Más reformas, Mariano. La del indulto. Es un insulto a los ciudadanos, a esos contribuyentes que sostienen un entramado público inflado hasta las cachas por esa manía de meter en la Administración al primo, al hermano, al militante o, como puntualizaría José María García, al lametraserillos más eficiente. No puede ser que los políticos otorguen perdones penales a políticos en una suerte de “yo me lo guiso, yo me lo como” más propio de repúblicas bananeras que de países europeos democráticos. En honor a la verdad y la justicia, hay que subrayar que Catalá ha reducido a la nada el número de indultos a gerifaltes de partido. Pero no basta con la buena voluntad del Notario Mayor del Reino, es menester imposibilitarlo legalmente.

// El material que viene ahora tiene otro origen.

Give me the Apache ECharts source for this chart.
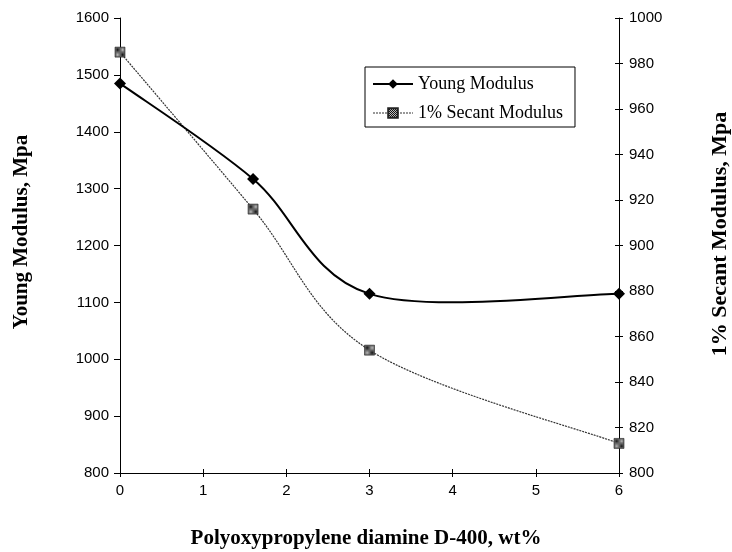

Insoslayable es también, querido presidente, la limitación temporal de mandatos. No sólo el tuyo sino el de todo bicho viviente en parlamentos, senados, alcaldías y demás órganos representantivos. Ocho años son toda una vida para demostrar si uno vale o no vale para servir a los demás. Y, como quiera que no se puede aplicar la norma con efectos retroactivos, el contador debería empezar a funcionar en el momento en que se aplique la ley, no aprobar como pretendían algunos una ley ad hominen para tumbar con un penalti inexistente a un Rajoy al que desde hace seis años nadie ha podido derrotar donde toca, las urnas.

Mucho más grave si cabe es la vomitiva politización de la Justicia, instaurada por Alfonso Guerra cuando le dio por enterrar a Montesquieu en 1985. Se trata, lisa y llanamente, de volver a la letra de la Constitución. ¿Qué es eso de que los políticos designen al 100% de los miembros del Gobierno de los jueces, el Consejo General del Poder Judicial (CGPJ)? El artículo 122 de la Carta Magna se redactó de forma ambigua, seguramente para permitir a Moncloa hacer lo que le viniera en gana en función de las circunstancias. Consecuencia: casi siempre se ha designado desde Moncloa y la Carrera de San Jerónimo a 20 de los 20 miembros del CGPJ. Eso sí: el texto constitucional no admite lugar a la duda si se analiza friamente, sin caradurismo: “El Consejo estará integrado por 20 miembros nombrados por cinco años. De éstos, 12 entre jueces y magistrados, cuatro a propuesta del Congreso y cuatro por decisión del Senado”. A pesar del fárrago, no hace falta ser un lince para determinar que 12 nombres deben decidirlos jueces y magistrados, cuatro han de ser fruto de la realísima gana de los diputados y los cuatro restantes de la santa voluntad de la Cámara Alta. Se trata, seguramente, de la reforma más perentoria y de calado de todas. Entre otras razones, porque el CGPJ es el que decide quién asciende y quién no, los traslados, la política retributiva e incluso las reformas de los en general tercermundistas juzgados patrios. Casi nada. El juez brillante pero incómodo llegará al Supremo más tarde que los obedientes. Eso en el caso de que llegue.

Hay que acabar también con los medios de comunicación públicos. ¿Por qué nuestros impuestos han de sufragar la babosa propaganda del que manda? Transformar RTVE en un canal exclusivamente destinado a culturizar a los españoles es un deber cívico; mantener el ente con su actual estructura, un delito de lesa humanidad. Y las televisiones autonómicas, algunas de las cuales tienen el triple de personal que Antena 3 o Telecinco, hay que clausurarlas por el bien de nuestros bolsillos y de la alternancia en el poder. No digamos ya TV3, que es un medio fascista estructuralmente al servicio de la mentira y coyunturalmente de un golpe de Estado. El mismo destino, es decir, los libros de historia, debe darse a la preferencia del hombre sobre la mujer en la sucesión al trono. Entre otras cosas, por pragmatismo: si la Reina se queda embarazada de un varón, el follón está servido.

El PP se resiste con la excusa de regular pagador de que varias de las asignaturas pendientes en forma de reformas obligan a tocar la Constitución. Lo que no cuentan es que también hay atajos perfectamente legales para sacar adelante varias de ellas. Lo que no debe permitirse bajo ningún concepto es que se enmiende la Carta Magna para satisfacer por enésima vez a los independentistas. Las leyes se reforman para favorecer a los ciudadanos que cumplen la ley y para revisar situaciones anacrónicas, no para contentar un rato a golpistas y demás gentuza. Que bastante les contentamos hace 40 años con la mayor y a la vez más kafkiana descentralización del mundo y por eso estamos como estamos. Que se pongan de acuerdo PP, Ciudadanos y PSOE. Que los demás (Podemos, proetarras e independentistas) sobran a la hora de hacer el bien porque lo suyo es el mal. Es una obligación moral y en el caso del PP una necesidad electoral, además. En el caso de Mariano Rajoy es un win-win: hacer de la necesidad virtud.